==== Data shown

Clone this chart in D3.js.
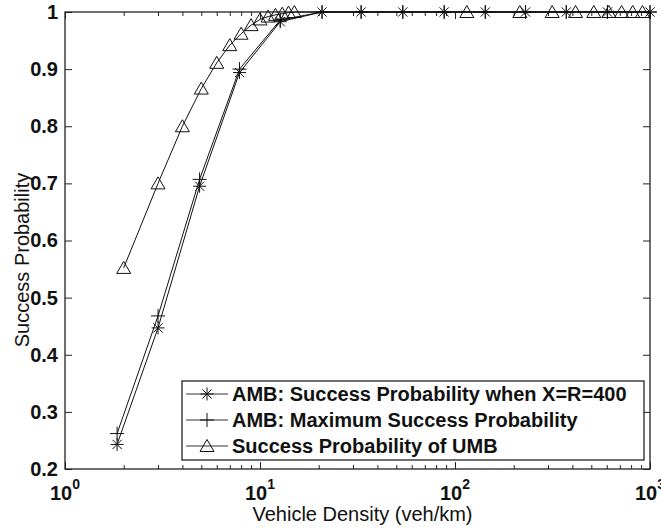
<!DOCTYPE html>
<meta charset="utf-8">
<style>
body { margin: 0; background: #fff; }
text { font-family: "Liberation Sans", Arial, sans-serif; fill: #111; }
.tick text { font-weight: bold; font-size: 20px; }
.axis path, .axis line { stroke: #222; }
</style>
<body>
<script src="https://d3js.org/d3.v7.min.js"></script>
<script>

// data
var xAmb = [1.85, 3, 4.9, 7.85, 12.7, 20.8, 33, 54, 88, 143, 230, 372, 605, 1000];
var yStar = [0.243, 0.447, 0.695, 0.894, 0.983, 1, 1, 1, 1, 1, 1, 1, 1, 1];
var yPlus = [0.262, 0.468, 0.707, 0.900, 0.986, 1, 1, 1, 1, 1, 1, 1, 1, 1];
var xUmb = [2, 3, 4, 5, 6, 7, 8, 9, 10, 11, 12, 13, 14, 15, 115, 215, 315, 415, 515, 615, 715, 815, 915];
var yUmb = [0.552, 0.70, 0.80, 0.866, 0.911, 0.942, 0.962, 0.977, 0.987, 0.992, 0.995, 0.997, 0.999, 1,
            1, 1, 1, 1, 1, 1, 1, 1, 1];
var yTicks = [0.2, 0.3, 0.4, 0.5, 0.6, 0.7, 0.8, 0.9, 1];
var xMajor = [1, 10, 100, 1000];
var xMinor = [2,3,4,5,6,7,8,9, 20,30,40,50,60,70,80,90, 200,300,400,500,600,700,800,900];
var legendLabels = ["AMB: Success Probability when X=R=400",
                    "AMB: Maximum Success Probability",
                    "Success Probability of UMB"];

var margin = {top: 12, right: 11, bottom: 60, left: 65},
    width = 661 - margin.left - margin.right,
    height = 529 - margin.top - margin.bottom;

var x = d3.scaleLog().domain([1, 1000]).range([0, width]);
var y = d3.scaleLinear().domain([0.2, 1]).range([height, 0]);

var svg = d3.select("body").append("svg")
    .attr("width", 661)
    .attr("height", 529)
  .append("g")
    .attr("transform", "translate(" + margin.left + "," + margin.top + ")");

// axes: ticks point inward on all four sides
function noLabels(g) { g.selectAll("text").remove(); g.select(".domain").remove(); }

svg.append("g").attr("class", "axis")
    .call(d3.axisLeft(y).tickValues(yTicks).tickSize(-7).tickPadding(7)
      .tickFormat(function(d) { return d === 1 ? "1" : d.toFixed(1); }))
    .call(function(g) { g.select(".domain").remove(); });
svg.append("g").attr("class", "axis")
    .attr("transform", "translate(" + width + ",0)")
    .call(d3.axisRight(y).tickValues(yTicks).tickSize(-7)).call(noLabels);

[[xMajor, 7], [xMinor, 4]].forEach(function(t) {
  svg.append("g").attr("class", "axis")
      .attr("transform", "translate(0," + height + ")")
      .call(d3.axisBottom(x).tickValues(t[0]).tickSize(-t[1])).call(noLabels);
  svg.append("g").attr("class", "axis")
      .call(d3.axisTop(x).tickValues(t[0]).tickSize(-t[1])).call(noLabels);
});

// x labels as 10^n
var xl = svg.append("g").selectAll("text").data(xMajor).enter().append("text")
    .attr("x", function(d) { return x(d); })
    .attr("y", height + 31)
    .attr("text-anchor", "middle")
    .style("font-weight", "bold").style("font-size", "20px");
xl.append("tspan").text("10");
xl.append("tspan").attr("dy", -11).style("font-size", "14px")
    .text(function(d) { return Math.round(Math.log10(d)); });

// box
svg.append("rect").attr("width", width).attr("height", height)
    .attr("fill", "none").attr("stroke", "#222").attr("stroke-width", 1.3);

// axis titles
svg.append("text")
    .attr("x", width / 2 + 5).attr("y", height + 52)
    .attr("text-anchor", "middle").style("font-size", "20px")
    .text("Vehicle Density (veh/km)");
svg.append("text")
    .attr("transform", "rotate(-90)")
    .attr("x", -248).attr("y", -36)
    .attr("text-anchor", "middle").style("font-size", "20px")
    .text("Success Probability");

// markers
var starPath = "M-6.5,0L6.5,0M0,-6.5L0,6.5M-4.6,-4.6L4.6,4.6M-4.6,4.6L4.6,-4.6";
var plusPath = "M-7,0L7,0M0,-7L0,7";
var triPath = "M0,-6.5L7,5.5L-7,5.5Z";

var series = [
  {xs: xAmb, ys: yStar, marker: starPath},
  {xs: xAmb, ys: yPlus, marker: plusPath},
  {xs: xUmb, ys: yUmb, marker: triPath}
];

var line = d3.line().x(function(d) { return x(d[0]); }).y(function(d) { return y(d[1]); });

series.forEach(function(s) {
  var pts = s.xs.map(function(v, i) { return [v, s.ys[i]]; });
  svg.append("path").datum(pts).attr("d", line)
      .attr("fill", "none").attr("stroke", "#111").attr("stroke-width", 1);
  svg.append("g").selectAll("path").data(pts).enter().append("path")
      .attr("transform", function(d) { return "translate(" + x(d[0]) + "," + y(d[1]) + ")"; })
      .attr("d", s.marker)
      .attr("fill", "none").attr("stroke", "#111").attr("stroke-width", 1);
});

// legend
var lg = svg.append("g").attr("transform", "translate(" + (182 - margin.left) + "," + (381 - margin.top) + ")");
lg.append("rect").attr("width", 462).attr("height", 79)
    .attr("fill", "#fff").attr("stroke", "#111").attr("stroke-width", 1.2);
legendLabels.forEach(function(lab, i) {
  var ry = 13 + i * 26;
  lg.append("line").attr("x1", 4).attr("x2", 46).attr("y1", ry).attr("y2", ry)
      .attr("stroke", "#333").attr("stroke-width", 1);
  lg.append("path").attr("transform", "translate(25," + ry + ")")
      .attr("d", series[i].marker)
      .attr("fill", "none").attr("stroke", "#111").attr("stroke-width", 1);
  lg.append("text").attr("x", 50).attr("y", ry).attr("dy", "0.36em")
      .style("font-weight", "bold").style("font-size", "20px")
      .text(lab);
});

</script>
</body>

========

_Written problem_
Leave out the pictures and output the rest of the material exactly as written.

_Exercise response_
Clone this chart in D3.js.
<!DOCTYPE html>
<meta charset="utf-8">
<style>
body { margin: 0; background: #fff; }
text { font-family: "Liberation Sans", Arial, sans-serif; fill: #111; }
.tick text { font-weight: bold; font-size: 20px; }
.axis path, .axis line { stroke: #222; }
</style>
<body>
<script src="https://d3js.org/d3.v7.min.js"></script>
<script>

// data
var xAmb = [1.85, 3, 4.9, 7.85, 12.7, 20.8, 33, 54, 88, 143, 230, 372, 605, 1000];
var yStar = [0.243, 0.447, 0.695, 0.894, 0.983, 1, 1, 1, 1, 1, 1, 1, 1, 1];
var yPlus = [0.262, 0.468, 0.707, 0.900, 0.986, 1, 1, 1, 1, 1, 1, 1, 1, 1];
var xUmb = [2, 3, 4, 5, 6, 7, 8, 9, 10, 11, 12, 13, 14, 15, 115, 215, 315, 415, 515, 615, 715, 815, 915];
var yUmb = [0.552, 0.70, 0.80, 0.866, 0.911, 0.942, 0.962, 0.977, 0.987, 0.992, 0.995, 0.997, 0.999, 1,
            1, 1, 1, 1, 1, 1, 1, 1, 1];
var yTicks = [0.2, 0.3, 0.4, 0.5, 0.6, 0.7, 0.8, 0.9, 1];
var xMajor = [1, 10, 100, 1000];
var xMinor = [2,3,4,5,6,7,8,9, 20,30,40,50,60,70,80,90, 200,300,400,500,600,700,800,900];
var legendLabels = ["AMB: Success Probability when X=R=400",
                    "AMB: Maximum Success Probability",
                    "Success Probability of UMB"];

var margin = {top: 12, right: 11, bottom: 60, left: 65},
    width = 661 - margin.left - margin.right,
    height = 529 - margin.top - margin.bottom;

var x = d3.scaleLog().domain([1, 1000]).range([0, width]);
var y = d3.scaleLinear().domain([0.2, 1]).range([height, 0]);

var svg = d3.select("body").append("svg")
    .attr("width", 661)
    .attr("height", 529)
  .append("g")
    .attr("transform", "translate(" + margin.left + "," + margin.top + ")");

// axes: ticks point inward on all four sides
function noLabels(g) { g.selectAll("text").remove(); g.select(".domain").remove(); }

svg.append("g").attr("class", "axis")
    .call(d3.axisLeft(y).tickValues(yTicks).tickSize(-7).tickPadding(7)
      .tickFormat(function(d) { return d === 1 ? "1" : d.toFixed(1); }))
    .call(function(g) { g.select(".domain").remove(); });
svg.append("g").attr("class", "axis")
    .attr("transform", "translate(" + width + ",0)")
    .call(d3.axisRight(y).tickValues(yTicks).tickSize(-7)).call(noLabels);

[[xMajor, 7], [xMinor, 4]].forEach(function(t) {
  svg.append("g").attr("class", "axis")
      .attr("transform", "translate(0," + height + ")")
      .call(d3.axisBottom(x).tickValues(t[0]).tickSize(-t[1])).call(noLabels);
  svg.append("g").attr("class", "axis")
      .call(d3.axisTop(x).tickValues(t[0]).tickSize(-t[1])).call(noLabels);
});

// x labels as 10^n
var xl = svg.append("g").selectAll("text").data(xMajor).enter().append("text")
    .attr("x", function(d) { return x(d); })
    .attr("y", height + 31)
    .attr("text-anchor", "middle")
    .style("font-weight", "bold").style("font-size", "20px");
xl.append("tspan").text("10");
xl.append("tspan").attr("dy", -11).style("font-size", "14px")
    .text(function(d) { return Math.round(Math.log10(d)); });

// box
svg.append("rect").attr("width", width).attr("height", height)
    .attr("fill", "none").attr("stroke", "#222").attr("stroke-width", 1.3);

// axis titles
svg.append("text")
    .attr("x", width / 2 + 5).attr("y", height + 52)
    .attr("text-anchor", "middle").style("font-size", "20px")
    .text("Vehicle Density (veh/km)");
svg.append("text")
    .attr("transform", "rotate(-90)")
    .attr("x", -248).attr("y", -36)
    .attr("text-anchor", "middle").style("font-size", "20px")
    .text("Success Probability");

// markers
var starPath = "M-6.5,0L6.5,0M0,-6.5L0,6.5M-4.6,-4.6L4.6,4.6M-4.6,4.6L4.6,-4.6";
var plusPath = "M-7,0L7,0M0,-7L0,7";
var triPath = "M0,-6.5L7,5.5L-7,5.5Z";

var series = [
  {xs: xAmb, ys: yStar, marker: starPath},
  {xs: xAmb, ys: yPlus, marker: plusPath},
  {xs: xUmb, ys: yUmb, marker: triPath}
];

var line = d3.line().x(function(d) { return x(d[0]); }).y(function(d) { return y(d[1]); });

series.forEach(function(s) {
  var pts = s.xs.map(function(v, i) { return [v, s.ys[i]]; });
  svg.append("path").datum(pts).attr("d", line)
      .attr("fill", "none").attr("stroke", "#111").attr("stroke-width", 1);
  svg.append("g").selectAll("path").data(pts).enter().append("path")
      .attr("transform", function(d) { return "translate(" + x(d[0]) + "," + y(d[1]) + ")"; })
      .attr("d", s.marker)
      .attr("fill", "none").attr("stroke", "#111").attr("stroke-width", 1);
});

// legend
var lg = svg.append("g").attr("transform", "translate(" + (182 - margin.left) + "," + (381 - margin.top) + ")");
lg.append("rect").attr("width", 462).attr("height", 79)
    .attr("fill", "#fff").attr("stroke", "#111").attr("stroke-width", 1.2);
legendLabels.forEach(function(lab, i) {
  var ry = 13 + i * 26;
  lg.append("line").attr("x1", 4).attr("x2", 46).attr("y1", ry).attr("y2", ry)
      .attr("stroke", "#333").attr("stroke-width", 1);
  lg.append("path").attr("transform", "translate(25," + ry + ")")
      .attr("d", series[i].marker)
      .attr("fill", "none").attr("stroke", "#111").attr("stroke-width", 1);
  lg.append("text").attr("x", 50).attr("y", ry).attr("dy", "0.36em")
      .style("font-weight", "bold").style("font-size", "20px")
      .text(lab);
});

</script>
</body>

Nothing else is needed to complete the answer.